Although it is weak, Yemen’s government is not unsuccessful. Likewise, the forthcoming Iraqi government will be able to function even if it is initially operating in a primordial system. Its effectiveness will depend on the ability of Iraq’s leaders to learn how to play tribal politics until the central government gains strength.

In Yemen, the governorates of Marib, Shibwa, and Jawf form an area that is rife with kidnappings, terrorism, and attacks on oil installations – similar to the so-called ‘Sunni Triangle’ in Iraq.

Due to the central authority’s limited control in this part of Yemen, the region is susceptible to nefarious outside influences, including Saudi Wahhabis and Al Qaeda militants. Yemen’s porous borders add to its security problems.

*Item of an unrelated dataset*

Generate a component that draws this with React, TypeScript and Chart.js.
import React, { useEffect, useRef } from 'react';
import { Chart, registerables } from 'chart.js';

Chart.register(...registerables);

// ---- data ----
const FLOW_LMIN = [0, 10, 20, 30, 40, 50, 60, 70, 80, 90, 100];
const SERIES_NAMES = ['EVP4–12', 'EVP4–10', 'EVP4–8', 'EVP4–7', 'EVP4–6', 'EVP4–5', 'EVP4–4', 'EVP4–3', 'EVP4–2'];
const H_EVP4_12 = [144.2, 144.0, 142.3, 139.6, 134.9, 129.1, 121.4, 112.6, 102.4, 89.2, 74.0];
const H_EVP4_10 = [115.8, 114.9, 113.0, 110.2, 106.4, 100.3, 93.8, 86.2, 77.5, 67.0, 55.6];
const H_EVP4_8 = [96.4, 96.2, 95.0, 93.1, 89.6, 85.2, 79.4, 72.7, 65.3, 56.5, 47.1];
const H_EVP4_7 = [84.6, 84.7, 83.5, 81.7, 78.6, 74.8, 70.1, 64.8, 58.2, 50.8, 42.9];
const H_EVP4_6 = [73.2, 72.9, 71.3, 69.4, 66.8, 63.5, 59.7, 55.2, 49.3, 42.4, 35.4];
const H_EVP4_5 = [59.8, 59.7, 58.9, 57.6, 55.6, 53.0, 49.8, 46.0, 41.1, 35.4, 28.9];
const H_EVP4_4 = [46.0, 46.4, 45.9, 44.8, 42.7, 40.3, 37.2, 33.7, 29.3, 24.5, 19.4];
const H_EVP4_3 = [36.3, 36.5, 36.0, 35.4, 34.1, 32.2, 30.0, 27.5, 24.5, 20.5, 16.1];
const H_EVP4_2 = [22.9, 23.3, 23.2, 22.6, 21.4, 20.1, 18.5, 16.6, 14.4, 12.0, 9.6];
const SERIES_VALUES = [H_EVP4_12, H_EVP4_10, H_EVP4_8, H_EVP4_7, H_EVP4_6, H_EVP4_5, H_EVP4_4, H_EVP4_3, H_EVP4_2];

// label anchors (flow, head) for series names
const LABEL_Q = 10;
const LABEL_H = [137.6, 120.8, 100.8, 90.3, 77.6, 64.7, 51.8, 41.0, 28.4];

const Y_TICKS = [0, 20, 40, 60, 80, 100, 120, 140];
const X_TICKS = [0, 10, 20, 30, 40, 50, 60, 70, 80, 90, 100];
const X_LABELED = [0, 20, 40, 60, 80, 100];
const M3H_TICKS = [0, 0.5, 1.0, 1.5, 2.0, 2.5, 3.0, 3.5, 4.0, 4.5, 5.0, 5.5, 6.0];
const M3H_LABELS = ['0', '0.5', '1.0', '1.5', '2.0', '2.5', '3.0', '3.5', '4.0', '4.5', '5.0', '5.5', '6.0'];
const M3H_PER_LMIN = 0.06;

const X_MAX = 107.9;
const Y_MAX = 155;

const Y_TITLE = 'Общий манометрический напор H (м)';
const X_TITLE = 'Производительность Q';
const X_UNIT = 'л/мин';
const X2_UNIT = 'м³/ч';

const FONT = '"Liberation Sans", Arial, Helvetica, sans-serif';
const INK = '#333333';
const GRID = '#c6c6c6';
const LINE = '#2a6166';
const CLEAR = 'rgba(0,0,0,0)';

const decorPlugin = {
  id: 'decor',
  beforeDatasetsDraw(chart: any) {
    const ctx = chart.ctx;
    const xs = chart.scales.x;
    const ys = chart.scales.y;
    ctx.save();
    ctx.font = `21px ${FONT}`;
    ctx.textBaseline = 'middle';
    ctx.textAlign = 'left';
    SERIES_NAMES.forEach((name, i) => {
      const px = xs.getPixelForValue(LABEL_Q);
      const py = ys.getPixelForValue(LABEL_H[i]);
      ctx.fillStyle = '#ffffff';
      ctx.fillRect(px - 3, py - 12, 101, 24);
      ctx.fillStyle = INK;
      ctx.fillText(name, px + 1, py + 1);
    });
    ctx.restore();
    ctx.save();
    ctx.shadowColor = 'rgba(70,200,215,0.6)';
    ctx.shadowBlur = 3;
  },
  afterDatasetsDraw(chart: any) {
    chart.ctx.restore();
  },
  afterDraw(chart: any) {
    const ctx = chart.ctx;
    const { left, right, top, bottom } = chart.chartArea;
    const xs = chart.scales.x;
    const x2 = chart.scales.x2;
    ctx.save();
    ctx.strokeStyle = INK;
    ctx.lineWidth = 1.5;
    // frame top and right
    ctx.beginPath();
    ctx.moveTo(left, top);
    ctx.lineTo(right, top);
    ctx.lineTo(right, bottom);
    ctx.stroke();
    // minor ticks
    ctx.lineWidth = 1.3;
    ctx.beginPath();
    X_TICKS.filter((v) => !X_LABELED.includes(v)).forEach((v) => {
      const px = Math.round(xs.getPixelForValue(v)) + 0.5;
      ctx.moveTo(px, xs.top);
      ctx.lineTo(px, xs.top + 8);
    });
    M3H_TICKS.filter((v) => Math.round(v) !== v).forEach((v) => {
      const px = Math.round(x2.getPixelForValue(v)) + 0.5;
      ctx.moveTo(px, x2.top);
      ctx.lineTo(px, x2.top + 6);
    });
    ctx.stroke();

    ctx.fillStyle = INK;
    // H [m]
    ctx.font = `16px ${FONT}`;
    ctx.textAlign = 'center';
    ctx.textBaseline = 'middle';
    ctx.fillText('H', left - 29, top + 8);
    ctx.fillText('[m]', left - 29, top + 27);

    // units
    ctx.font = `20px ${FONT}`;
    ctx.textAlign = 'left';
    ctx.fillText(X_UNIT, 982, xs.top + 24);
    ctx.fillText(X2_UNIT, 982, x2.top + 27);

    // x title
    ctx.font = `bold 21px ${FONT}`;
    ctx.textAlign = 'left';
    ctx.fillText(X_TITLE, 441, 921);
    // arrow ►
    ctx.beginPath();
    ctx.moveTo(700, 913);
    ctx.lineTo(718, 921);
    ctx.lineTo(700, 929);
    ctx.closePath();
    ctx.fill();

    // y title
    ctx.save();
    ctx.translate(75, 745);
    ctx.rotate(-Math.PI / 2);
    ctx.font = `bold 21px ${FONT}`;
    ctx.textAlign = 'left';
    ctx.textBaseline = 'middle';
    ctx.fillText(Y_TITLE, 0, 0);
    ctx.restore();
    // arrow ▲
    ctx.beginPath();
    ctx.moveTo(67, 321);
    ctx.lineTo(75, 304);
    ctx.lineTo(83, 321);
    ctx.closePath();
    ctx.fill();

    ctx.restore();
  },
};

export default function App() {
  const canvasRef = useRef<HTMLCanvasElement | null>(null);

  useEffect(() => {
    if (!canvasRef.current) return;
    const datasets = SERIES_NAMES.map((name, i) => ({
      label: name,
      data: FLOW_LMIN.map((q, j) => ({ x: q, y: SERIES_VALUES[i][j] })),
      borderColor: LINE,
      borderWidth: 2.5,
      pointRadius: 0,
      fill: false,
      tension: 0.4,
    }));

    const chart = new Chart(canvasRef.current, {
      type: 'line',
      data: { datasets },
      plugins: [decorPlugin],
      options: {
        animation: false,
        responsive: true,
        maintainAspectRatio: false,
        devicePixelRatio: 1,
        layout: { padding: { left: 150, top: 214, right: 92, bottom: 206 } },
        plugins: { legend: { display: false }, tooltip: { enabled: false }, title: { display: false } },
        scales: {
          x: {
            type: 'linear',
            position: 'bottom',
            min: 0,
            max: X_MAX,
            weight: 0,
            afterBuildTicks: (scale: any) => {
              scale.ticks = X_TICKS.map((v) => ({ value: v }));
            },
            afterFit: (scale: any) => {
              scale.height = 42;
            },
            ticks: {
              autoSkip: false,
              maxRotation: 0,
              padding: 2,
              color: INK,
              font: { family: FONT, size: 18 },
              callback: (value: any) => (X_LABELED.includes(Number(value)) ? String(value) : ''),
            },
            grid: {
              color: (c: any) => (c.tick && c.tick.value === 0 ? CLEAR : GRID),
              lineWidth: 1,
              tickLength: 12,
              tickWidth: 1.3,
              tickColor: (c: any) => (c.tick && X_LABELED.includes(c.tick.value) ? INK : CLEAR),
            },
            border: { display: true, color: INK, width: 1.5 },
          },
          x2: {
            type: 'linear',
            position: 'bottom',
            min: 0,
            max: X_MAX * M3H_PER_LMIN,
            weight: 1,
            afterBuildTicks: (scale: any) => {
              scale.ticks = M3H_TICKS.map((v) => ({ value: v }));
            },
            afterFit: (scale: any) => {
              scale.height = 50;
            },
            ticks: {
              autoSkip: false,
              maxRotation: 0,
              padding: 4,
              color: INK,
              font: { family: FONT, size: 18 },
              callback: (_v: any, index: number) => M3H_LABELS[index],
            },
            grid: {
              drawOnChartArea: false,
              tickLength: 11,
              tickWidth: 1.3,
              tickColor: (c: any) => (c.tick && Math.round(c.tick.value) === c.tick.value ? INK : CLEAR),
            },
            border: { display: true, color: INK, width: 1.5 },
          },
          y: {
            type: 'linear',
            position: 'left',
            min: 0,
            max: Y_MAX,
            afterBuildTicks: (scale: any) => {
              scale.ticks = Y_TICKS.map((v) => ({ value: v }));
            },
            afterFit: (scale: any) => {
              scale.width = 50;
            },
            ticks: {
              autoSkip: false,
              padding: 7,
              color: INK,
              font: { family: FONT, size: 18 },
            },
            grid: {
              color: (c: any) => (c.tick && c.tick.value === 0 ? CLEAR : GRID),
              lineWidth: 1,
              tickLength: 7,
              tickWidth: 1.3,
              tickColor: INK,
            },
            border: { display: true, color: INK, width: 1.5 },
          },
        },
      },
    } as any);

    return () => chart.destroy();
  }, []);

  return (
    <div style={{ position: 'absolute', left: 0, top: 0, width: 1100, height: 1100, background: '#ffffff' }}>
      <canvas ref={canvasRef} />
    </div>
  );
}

In Iraq, US officials say that the most problematic areas of the Iraqi insurgency are Falluja, Ramadi, and other spots within the Sunni Triangle, where extremism and terrorism are most prevalent. Security authorities are also struggling to prevent the infiltration of Iraq’s porous borders with Syria, Saudi Arabia, and Iran by foreign fighters and Al Qaeda militants.

Yemen has not experienced a terrorist attack since the October 2002 bombing of the French tanker Limburg. Prior to that, Al Qaeda elements had successfully attacked the US warship USS Cole – and local targets like hotels, liquor stores, and courts.

But since the Limburg, Yemen has deported hundreds of illegal immigrants and suspected terrorists, monitored mosques and Islamic organizations, stepped up border controls, and launched a domestic PR campaign warning the public of terrorism’s cost to the economy. Its security force has been trained by the United States, while still maintaining its strong national and Arab identity. Effective Yemeni-CIA cooperation in November 2002 resulted in the killing of six Al Qaeda operatives by a Hellfire missile, launched from a Predator unmanned aerial vehicle. US special forces have likewise supported Yemeni forces in operations against Al Qaeda fighters in the Hattat region. Yemen’s military has established strong security ties with the United States, while maintaining the trust of a general public that is still suspicious of US policies in the region. The Iraqi military and security forces could do well to learn from Yemen’s lessons. Much has been said about the potential fallout between Sunnis and Shias in Iraq. Animosity has festered since the 1920s when the British occupied the nascent country, and under Saddam when the minority Sunnis ruled over the Shia. The challenge will be to allow greater Shia political participation while not alienating the Sunnis, who lost power with Saddam’s fall.

The unification of North Yemen, in which Shia were dominant, with South Yemen’s almost entirely Sunni population, in 1990 dramatically shifted the religious balance. However, there was little inter-Muslim strife.

Indeed, Yemenis are relatively oblivious to Shia-Sunni enmity, and Sanaa has de-emphasized religious differences, while focusing on a common Yemeni identity.

Although there are no shortcuts for Iraq to reach such a social arrangement, Yemen can serve as an inspiration to prove that ethnicity and religion do not have to dominate the Iraqi political landscape.

In its favor, Iraq is endowed with substantial oil wealth that could help speed development, whereas poverty in Yemen has hindered progress. Iraq will also benefit from the expertise of thousands of US officials and billions of dollars of reconstruction assistance.

Still, Iraq and Yemen shoulder many of the same burdens. For its part, Yemen has shown that a unique approach to some of these challenges can generate working solutions. As Iraq nears sovereignty, these Yemeni examples serve as a reminder that Iraq can and will find organic solutions to some of its toughest problems.

Jonathan Schanzer is a Soref fellow at the Washington Institute for Near East Policy. Over the past year, he has conducted research in both Iraq and Yemen.